Essentially, I want to convert the following:

A1CX3T ➔ US88160R1014

It turns out there’s really powerful web scraping software out there (scrapy anyone?), but sometimes this software is so powerful that all it does is leave me confused. So why not do things the old standard way, using a little bit of Python, beautifulsoup and Python’s internal concurrent.futures.

In case you’re not familiar, beautifulsoup sits on top of an HTML/XML parser and lets you search & modify XML-structured data using Pythonic idioms. concurrent-futures is a Python module that provides a high-level interface for asynchronously running threads, among other things.

In simple terms, web scraping reduces to no more than programatically extracting data from websites.

Why multi-threading?

Python is quick.
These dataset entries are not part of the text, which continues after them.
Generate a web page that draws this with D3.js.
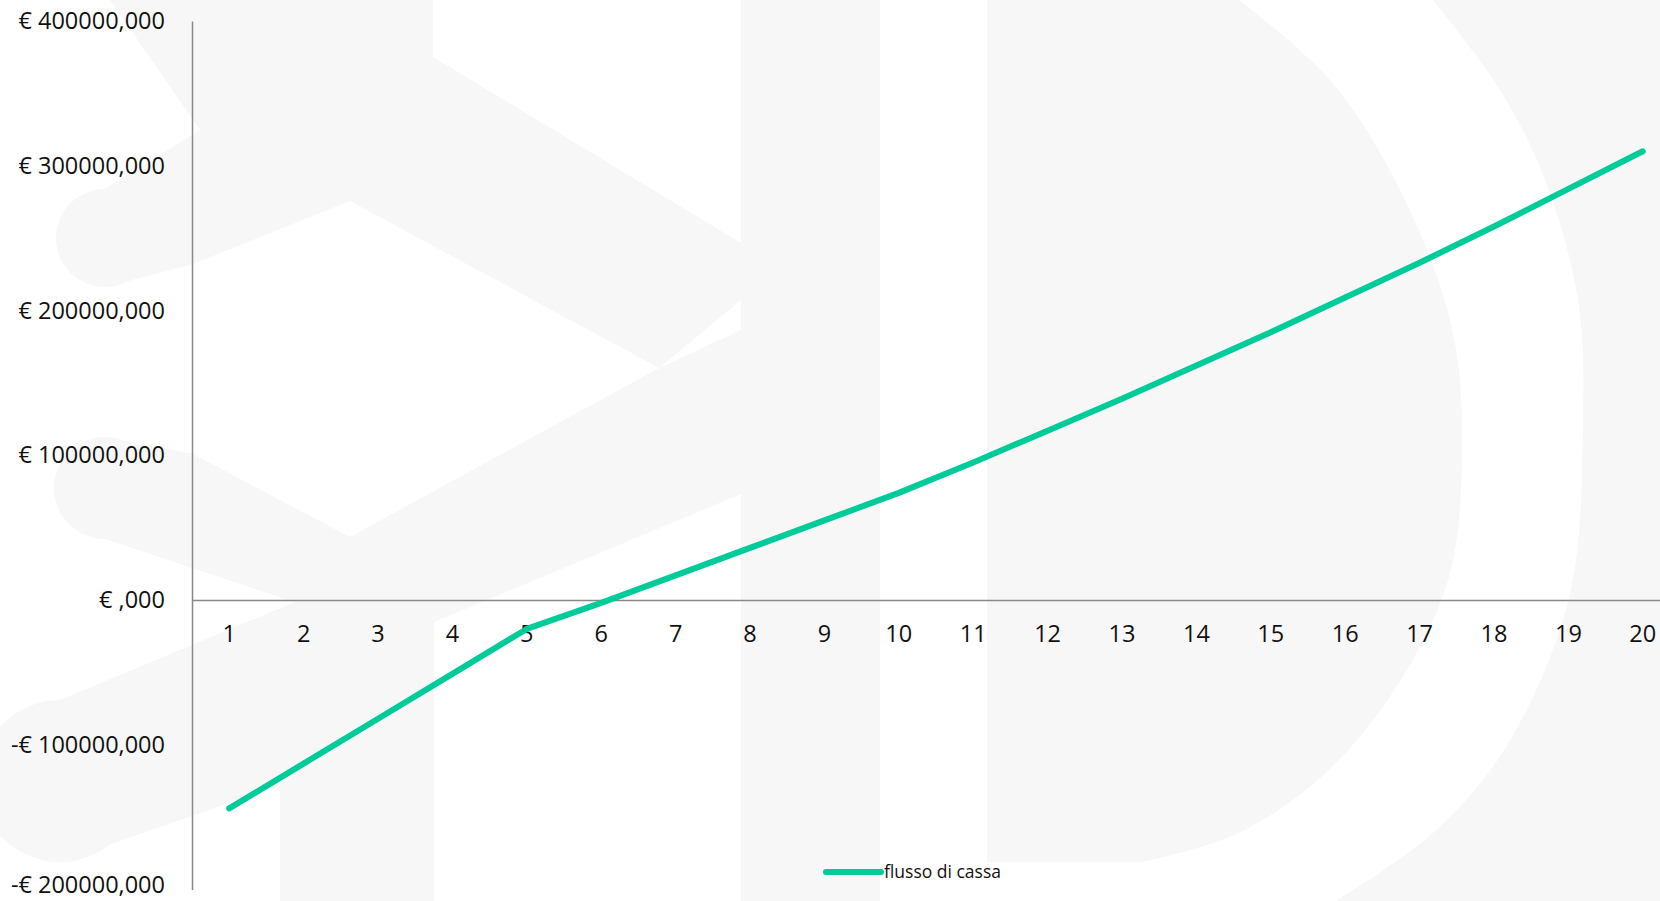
<!DOCTYPE html>
<html>
<head>
<meta charset="utf-8">
<script src="https://cdn.jsdelivr.net/npm/d3@7"></script>
<style>
  html, body { margin: 0; padding: 0; background: #ffffff; overflow: hidden; }
  svg { display: block; }
  text { font-family: "Open Sans", "Noto Sans", sans-serif; fill: #111; }
</style>
</head>
<body>
<svg id="chart" width="1660" height="901"></svg>
<script>
// ---------------- DATA ----------------
const years = [1,2,3,4,5,6,7,8,9,10,11,12,13,14,15,16,17,18,19,20];
const cashFlowMillions = [-144, -113, -82, -51, -20, -2, 17, 36, 55, 74, 95, 117, 139, 162, 185, 209, 233, 258, 284, 310];
const cashFlow = cashFlowMillions.map(v => v * 1e6);
const yTicks = [400e6, 300e6, 200e6, 100e6, 0, -100e6, -200e6];
const yTickLabels = ["€ 400000,000", "€ 300000,000", "€ 200000,000", "€ 100000,000", "€ ,000", "-€ 100000,000", "-€ 200000,000"];
const seriesName = "flusso di cassa";

// ---------------- LAYOUT ----------------
const W = 1660, H = 901;
const svg = d3.select("#chart");
const lineColor = "#00cc99";
const axisColor = "#898989";
const wmColor = "#f7f7f7";
const fontSize = 23.5;

// ---------------- WATERMARK (decorative background logo) ----------------
const wm = svg.append("g").attr("fill", wmColor);
const curve = d3.line().curve(d3.curveCatmullRom.alpha(0.5));
const poly = pts => "M" + pts.map(p => p.join(",")).join("L") + "Z";

// upper part: top block + rising arm + descending arm
wm.append("path").attr("d", poly([[110,0],[433,0],[433,57],[741,243],[741,300],[659,368],[350,201],[193,264],[105,287],[105,189],[200,130]]));
wm.append("circle").attr("cx", 105).attr("cy", 238).attr("r", 49);
// lower arm
wm.append("path").attr("d", poly([[105,437],[193,454],[350,537],[659,368],[741,330],[741,494],[434,622],[300,604],[105,539]]));
wm.append("circle").attr("cx", 105).attr("cy", 488).attr("r", 51);
// lower-left band with vertical stub
wm.append("path").attr("d", poly([[60,700],[300,600],[434,610],[434,901],[280,901],[280,785],[60,862]]));
wm.append("circle").attr("cx", 60).attr("cy", 781).attr("r", 81);
// vertical bar
wm.append("rect").attr("x", 741).attr("y", 0).attr("width", 139).attr("height", H);
// D shape
const dArc = curve([[1239,0],[1330,80],[1400,190],[1450,320],[1462,430],[1445,590],[1351,747],[1245,830],[1142,862]]);
wm.append("path").attr("d", "M987,0L" + dArc.slice(1) + "L987,862Z");
// outer ring
const oArc = curve([[1433,0],[1500,90],[1545,180],[1578,300],[1583,420],[1569,598],[1506,747],[1433,833],[1336,901]]);
wm.append("path").attr("d", oArc + "L1660,901L1660,0Z");

// ---------------- SCALES ----------------
const x = d3.scaleBand().domain(years).range([192, 1680]).paddingInner(0).paddingOuter(0);
const y = d3.scaleLinear().domain([-200e6, 400e6]).range([889.5, 21]);

// ---------------- AXES ----------------
const yAxis = svg.append("g")
  .attr("transform", "translate(192,0)")
  .call(d3.axisLeft(y).tickValues(yTicks).tickFormat((d, i) => yTickLabels[i]).tickSize(0).tickSizeOuter(0).tickPadding(27));
yAxis.select(".domain").attr("stroke", axisColor).attr("stroke-width", 1.5);
yAxis.selectAll("text").attr("font-size", fontSize).attr("fill", "#111")
  .style("font-family", '"Open Sans", sans-serif')
  .attr("dy", d => d === -200e6 ? "0.12em" : "0.32em");

const xAxis = svg.append("g")
  .attr("transform", `translate(0,${y(0)})`)
  .call(d3.axisBottom(x).tickSize(0).tickSizeOuter(0).tickPadding(25));
xAxis.select(".domain").attr("stroke", axisColor).attr("stroke-width", 1.5);
xAxis.selectAll("text").attr("font-size", fontSize).attr("fill", "#111")
  .style("font-family", '"Open Sans", sans-serif');

// ---------------- LINE ----------------
const line = d3.line()
  .x((d, i) => x(years[i]) + x.bandwidth() / 2)
  .y(d => y(d));
svg.append("path")
  .datum(cashFlow)
  .attr("fill", "none")
  .attr("stroke", lineColor)
  .attr("stroke-width", 6)
  .attr("stroke-linecap", "round")
  .attr("stroke-linejoin", "round")
  .attr("d", line);

// ---------------- LEGEND ----------------
const legend = svg.append("g").attr("transform", "translate(826,872)");
legend.append("line").attr("x1", 0).attr("x2", 55).attr("y1", 0).attr("y2", 0)
  .attr("stroke", lineColor).attr("stroke-width", 6).attr("stroke-linecap", "round");
legend.append("text").attr("x", 58).attr("y", 0).attr("dy", "0.35em")
  .attr("font-size", 17.5).text(seriesName);
</script>
</body>
</html>
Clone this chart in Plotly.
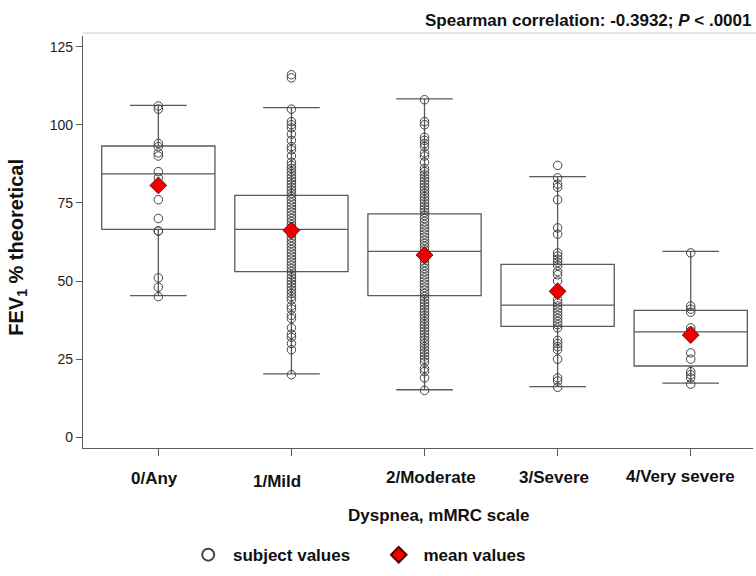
import plotly.graph_objects as go

categories = ["0/Any", "1/Mild", "2/Moderate", "3/Severe", "4/Very severe"]

vals_any = [106, 105, 94, 93, 91, 90, 85, 83, 76, 70, 66, 66, 51, 48, 45]
vals_mild = [116, 115, 105, 101, 100, 99, 97, 95, 93, 92, 90, 88, 87, 86, 85, 84, 83, 82,
             81, 80, 79, 78, 77, 76, 75, 74, 73, 72, 71, 70, 69, 68, 67, 66, 65, 64, 63,
             62, 61, 60, 59, 58, 57, 56, 55, 54, 53, 52, 51, 50, 49, 48, 47, 46, 45, 44,
             42, 41, 39, 38, 35, 33, 32, 30, 28, 20]
vals_moderate = [108, 101, 100, 96, 95, 94, 93, 91, 90, 88, 86, 85, 84, 83, 82, 81, 80, 79,
                 78, 77, 76, 75, 74, 73, 72, 71, 70, 69, 68, 67, 66, 65, 64, 63, 62, 61,
                 60, 59, 58, 57, 56, 55, 54, 53, 52, 51, 50, 49, 48, 47, 46, 45, 44, 43,
                 42, 41, 40, 39, 38, 37, 36, 35, 34, 33, 32, 31, 30, 29, 28, 27, 26, 25,
                 24, 22, 21, 19, 15]
vals_severe = [87, 83, 81, 80, 76, 67, 65, 59, 58, 57, 56, 55, 53, 52, 50, 47, 46, 44, 43,
               42, 41, 40, 39, 38, 37, 36, 35, 31, 30, 29, 28, 25, 19, 18, 16]
vals_very = [59, 42, 41, 40, 35, 34, 33, 27, 25, 21, 20, 19, 17]

q1 = [66.5, 53.0, 45.3, 35.5, 22.8]
median = [84.3, 66.5, 59.5, 42.3, 33.7]
q3 = [93.2, 77.4, 71.5, 55.3, 40.6]
lowerfence = [45.3, 20.3, 15.2, 16.2, 17.3]
upperfence = [106.2, 105.5, 108.3, 83.4, 59.5]
means = [80.6, 66.2, 58.3, 46.7, 32.7]

groups = [vals_any, vals_mild, vals_moderate, vals_severe, vals_very]
# label placement tweaks (style only)
label_dx = [-0.03, -0.105, 0.05, -0.03, -0.075]
label_dy = [-30, -33, -29, -29, -28]

FONT = "Liberation Sans, Arial, Helvetica, sans-serif"
pos = list(range(len(categories)))
LINE = "#5a5a5a"
NB = "&nbsp;"

fig = go.Figure()
fig.add_trace(go.Box(
    x=pos, q1=q1, median=median, q3=q3, lowerfence=lowerfence, upperfence=upperfence,
    width=0.851, whiskerwidth=0.5, fillcolor="rgba(255,255,255,0)",
    line=dict(color=LINE, width=1.3), showlegend=False, hoverinfo="skip",
    boxpoints=False,
))

px, py = [], []
for i, g in enumerate(groups):
    px += [pos[i]] * len(g)
    py += g
fig.add_trace(go.Scatter(
    x=px, y=py, mode="markers", name=NB + "<b>subject values" + NB * 5 + "</b>",
    marker=dict(symbol="circle-open", size=8.5, color="#444444", line=dict(width=1)),
))
fig.add_trace(go.Scatter(
    x=pos, y=means, mode="markers", name=NB + "<b>mean values</b>",
    marker=dict(symbol="diamond", size=13, color="#ee0000",
                line=dict(color="#550000", width=0.8)),
))

annotations = []
for i, c in enumerate(categories):
    annotations.append(dict(
        x=pos[i] + label_dx[i], y=0, xref="x", yref="paper", yshift=label_dy[i],
        text="<b>%s</b>" % c, showarrow=False, yanchor="middle",
        font=dict(family=FONT, size=17, color="#111111"),
    ))
annotations.append(dict(
    x=0.53, y=0, xref="paper", yref="paper", yshift=-67, yanchor="middle",
    text="<b>Dyspnea, mMRC scale</b>", showarrow=False,
    font=dict(family=FONT, size=17, color="#111111"),
))
annotations.append(dict(
    x=-0.097, y=0.486, xref="paper", yref="paper", textangle=-90,
    xanchor="center", yanchor="middle",
    text="<b>FEV<sub>1</sub> % theoretical</b>", showarrow=False,
    font=dict(family=FONT, size=20, color="#111111"),
))
annotations.append(dict(
    x=1.0, y=1.0, xref="paper", yref="paper", yshift=16, xanchor="right", yanchor="middle",
    text="<b>Spearman correlation: -0.3932; <i>P</i> &lt; .0001</b>", showarrow=False,
    font=dict(family=FONT, size=17, color="#111111"),
))

fig.update_layout(
    width=756, height=576,
    margin=dict(l=83, r=3, t=36, b=118),
    paper_bgcolor="white", plot_bgcolor="white",
    font=dict(family=FONT, size=14, color="#111111"),
    annotations=annotations,
    legend=dict(orientation="h", x=0.413, xanchor="center", y=-0.26, yanchor="middle",
                font=dict(family=FONT, size=17, color="#111111"),
                itemsizing="constant"),
    shapes=[dict(type="line", xref="paper", yref="paper", x0=0, x1=1.01, y0=1.007, y1=1.007,
                 line=dict(color="#dddddd", width=1.5))],
)
fig.update_xaxes(
    range=[-0.566, 4.468], tickvals=pos, showticklabels=False,
    ticks="outside", ticklen=7, tickcolor=LINE,
    showline=True, linecolor=LINE, linewidth=1.3, showgrid=False, zeroline=False,
)
fig.update_yaxes(
    range=[-3.44, 128.4], tickvals=[0, 25, 50, 75, 100, 125],
    ticks="outside", ticklen=6, tickcolor=LINE,
    showline=True, linecolor=LINE, linewidth=1.3, showgrid=False, zeroline=False,
    tickfont=dict(size=14, color="#222222"),
)

fig.write_html("out.html", config={"displayModeBar": False},
               post_script="document.body.style.margin='0px';")
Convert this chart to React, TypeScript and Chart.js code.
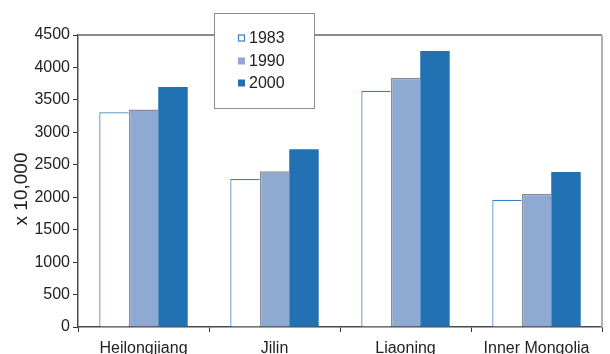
import React, { useEffect, useRef } from "react";
import { Chart, registerables } from "chart.js";

Chart.register(...registerables);

const categories = ["Heilongjiang", "Jilin", "Liaoning", "Inner Mongolia"];
const seriesLabels = ["1983", "1990", "2000"];
const values1983 = [3310, 2280, 3640, 1960];
const values1990 = [3350, 2400, 3840, 2055];
const values2000 = [3700, 2740, 4255, 2390];
const yTicks = [0, 500, 1000, 1500, 2000, 2500, 3000, 3500, 4000, 4500];
const yTitle = "x 10,000";

const FONT = "'Liberation Sans', Arial, Helvetica, sans-serif";

const frameAndLegend = {
  id: "frameAndLegend",
  afterDraw(chart: any) {
    const { ctx, chartArea } = chart;
    ctx.save();
    // top and right frame
    ctx.strokeStyle = "#8a8c8e";
    ctx.lineWidth = 2;
    ctx.beginPath();
    ctx.moveTo(chartArea.left, chartArea.top);
    ctx.lineTo(chartArea.right, chartArea.top);
    ctx.stroke();
    ctx.strokeStyle = "#aeb0b2";
    ctx.beginPath();
    ctx.moveTo(chartArea.right, chartArea.top);
    ctx.lineTo(chartArea.right, chartArea.bottom);
    ctx.stroke();

    // y-axis title
    ctx.save();
    ctx.translate(22, (chartArea.top + chartArea.bottom) / 2 + 8);
    ctx.rotate(-Math.PI / 2);
    ctx.font = "19px " + FONT;
    ctx.fillStyle = "#222222";
    ctx.textAlign = "center";
    ctx.textBaseline = "middle";
    ctx.fillText(yTitle, 0, 0);
    ctx.restore();

    // legend box
    const bx = 214.5, by = 13.5, bw = 100, bh = 95;
    ctx.fillStyle = "#ffffff";
    ctx.fillRect(bx, by, bw, bh);
    ctx.strokeStyle = "#8a8c8e";
    ctx.lineWidth = 1;
    ctx.strokeRect(bx, by, bw, bh);
    const ds = chart.data.datasets;
    ctx.font = "16px " + FONT;
    ctx.textBaseline = "middle";
    ctx.textAlign = "left";
    const ys = [38, 61, 83];
    ds.forEach((d: any, i: number) => {
      const y = ys[i];
      ctx.fillStyle = d.backgroundColor;
      ctx.fillRect(238, y - 3.5, 7, 7);
      if (d.legendStroke) {
        ctx.strokeStyle = d.legendStroke;
        ctx.lineWidth = 1.2;
        ctx.strokeRect(238.5, y - 3, 6, 6);
      }
      ctx.fillStyle = "#222222";
      ctx.fillText(d.label, 249, y + 1);
    });
    ctx.restore();
  },
};

export default function App() {
  const ref = useRef<HTMLCanvasElement | null>(null);
  useEffect(() => {
    document.body.style.margin = "0";
    const canvas = ref.current!;
    const chart = new Chart(canvas, {
      type: "bar",
      data: {
        labels: categories,
        datasets: [
          {
            label: seriesLabels[0],
            data: values1983,
            backgroundColor: "#ffffff",
            borderColor: "#3a7fc0",
            borderWidth: { top: 1.2, left: 1.2, right: 0, bottom: 0 },
            legendStroke: "#3a7fc0",
          } as any,
          {
            label: seriesLabels[1],
            data: values1990,
            backgroundColor: "#8eaad3",
            borderColor: "#8a8d92",
            borderWidth: { top: 1.5, left: 1.5, right: 0, bottom: 0 },
          } as any,
          {
            label: seriesLabels[2],
            data: values2000,
            backgroundColor: "#2272b3",
            borderWidth: 0,
          },
        ],
      },
      options: {
        responsive: false,
        animation: false,
        layout: { padding: { top: 35, right: 8, left: 0, bottom: 0 } },
        plugins: { legend: { display: false }, tooltip: { enabled: false } },
        datasets: { bar: { categoryPercentage: 0.675, barPercentage: 1 } },
        scales: {
          x: {
            grid: {
              offset: true,
              drawOnChartArea: false,
              drawTicks: true,
              tickLength: 5,
              color: "#333333",
              lineWidth: 1,
            },
            border: { color: "#4a4a4a", width: 1.5 },
            ticks: {
              color: "#222222",
              font: { family: FONT, size: 16 },
              padding: 7,
              maxRotation: 0,
              autoSkip: false,
            },
            afterFit(scale: any) {
              scale.height = 27;
            },
          },
          y: {
            min: 0,
            max: 4500,
            afterBuildTicks(scale: any) {
              scale.ticks = yTicks.map((v) => ({ value: v }));
            },
            grid: {
              drawOnChartArea: false,
              drawTicks: true,
              tickLength: 5,
              color: "#333333",
            },
            border: { color: "#4a4a4a", width: 1.5 },
            ticks: {
              color: "#222222",
              font: { family: FONT, size: 16 },
              padding: 3,
              callback: (v: any) => String(v),
            },
            afterFit(scale: any) {
              scale.width = 78;
            },
          },
        },
      },
      plugins: [frameAndLegend],
    });
    return () => chart.destroy();
  }, []);
  return (
    <div style={{ width: 610, height: 354 }}>
      <canvas ref={ref} width={610} height={354} />
    </div>
  );
}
However, calls to websites not so much. So if you were to loop over 100 WKNs and wait for each call to return synchronously, this is a heavily I/O-bound task that could take forever.

For I/O-bound tasks, asynchronicity is key! How this is achieved is secondary — javascript, for instance, is famously single-threaded and uses an event-loop to handle asynchronous tasks. With Python, we’re going to stick with threads (threads are light-weight units of execution scheduable by the OS). Generally speaking, it’s very demanding to program with threads, due to race-conditions and all kinds of other mind-boggling concepts to wrap your head around. However, for the simple task at hand, and given Python’s high-level interface, there’s little to worry about.

The code

All good Python scripts start with some imports.

import urllib.request # for downloading data
from tqdm import tqdm # for displaying a smart progress meter in loops
from bs4 import BeautifulSoup # for XML parsing & searching
import concurrent.futures # for multi-threading
import pickle # to save Python objects to the disk as files

Next, we list the WKNs we want to convert to ISINs. I’m only showing three here, for brevity’s sake.

wkns = ["DBX0E8","A2N8AW","LYX0WA"]

Then, we define a function that takes a WKN and converts it to an ISIN, by scraping onvista. With urllib, we can GET a response from onvista’s search page, which is a HTML-document. Using beautifulsoup, we can then select from this document using CSS-selectors. This is great, because we can make use of the structure of the document, rather than brute-forcing through all data using something like regular expressions. We write the result to the dictionary wkn_isin_db.

wkn_isin_db = {}

def wkn_to_isin(wkn):
    req = urllib.request.Request(url=f"https://www.onvista.de/suche/?onvHeaderSearchBoxAction=true&doSubmit=Suchen&searchValue={wkn}")
    with urllib.request.urlopen(req) as f:
        s = f.read().decode('utf-8')
        soup = BeautifulSoup(s, 'html.parser')
        isin = soup.select(".ui.very.compact.small.table tr:nth-child(2) td:nth-child(2)")[0].text.strip()
        wkn_isin_db[wkn] = isin
    print(f"Thread finished for WKN: {wkn}")

The magic happens as we use a ThreadPoolExecutor with 10 threads to concurrently execute our wkn_to_isin-function.

no_threads = 10

with concurrent.futures.ThreadPoolExecutor(max_workers=no_threads) as executor:
    for wkn in tqdm(wkns):
        print(f"Thread starting for WKN: {wkn}")
        executor.submit(wkn_to_isin, wkn)

# Thread starting for WKN: DBX0E8
# Thread starting for WKN: A2N8AW
# Thread starting for WKN: LYX0WA
# Thread finished for WKN: DBX0E8
# Thread finished for WKN: LYX0WA
# Thread finished for WKN: A2N8AW

Notice, how the thread for WKN A2N8AW finished third, even though it was started as thread #2. This is, because all threads were running simultaneously and probably onvista’s server took a little longer to return a response for A2N8AW.

Lastly, we print the result

print(wkn_isin_db)

# {'DBX0E8': 'LU0484968812', 'LYX0WA': 'LU1563454310', 'A2N8AW': 'LU1899270539'}

Pretty great, no?

Remarks

I do not endorse web scraping with any commercial interest in mind, without consulting a lawyer, nor do I suggest that building databases of publicly available data is legal or morally justifiable. I merely saved myself some hours of browsing a website to assemble some data for my private use.